Effect of distance on magnetism
Magnetic force and field strength decrease rapidly with increasing distance from the magnet.
Electromagnet
A magnet formed by electric current through a coil; strength amplified by a ferromagnetic core (iron).
Factors increasing electromagnet strength
More coil turns, higher current, and an iron core all increase electromagnet strength.
Constructing an electromagnet (practical)
Wind insulated wire tightly around iron core, connect to power supply, vary one factor (coils or current), measure strength (e.g., clips) and repeat.
Investigating magnet strength vs distance (method)

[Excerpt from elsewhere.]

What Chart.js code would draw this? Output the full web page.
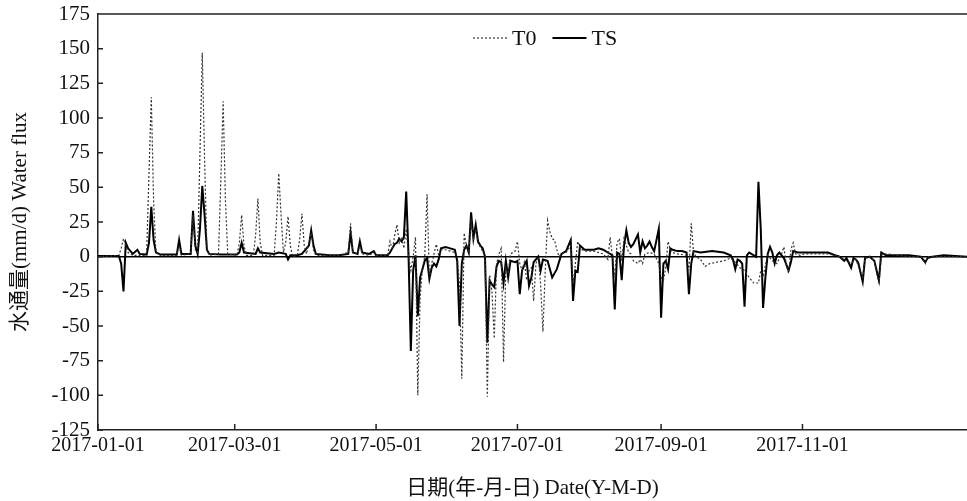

Measure magnetic effect (e.g., number of lifted paper clips or compass deflection) at set distances; keep other variables constant; repeat and average.
Practical: mapping magnetic fields method
Place magnet under paper, use compass at grid points to record direction, draw arrows and smooth field lines; denser arrows = stronger field.
Interpreting graphs (working scientifically)
Read axes, identify variables, describe trends (increase, decrease, plateau), estimate values and calculate gradients if needed.
Variables in investigations
Independent variable: changed by you; dependent: measured; control variables: kept constant to ensure a fair test.
Experimental reliability
Improve by repeating trials, calculating averages, controlling variables, and recording anomalies.
Exam checklist (forces only)
Be able to: explain static charging methods (friction/contact/induction), describe electroscope/VdG behaviour, describe lightning, do F = m×g calculations, explain orbits, map magnetic fields and design a simple electromagnet practical.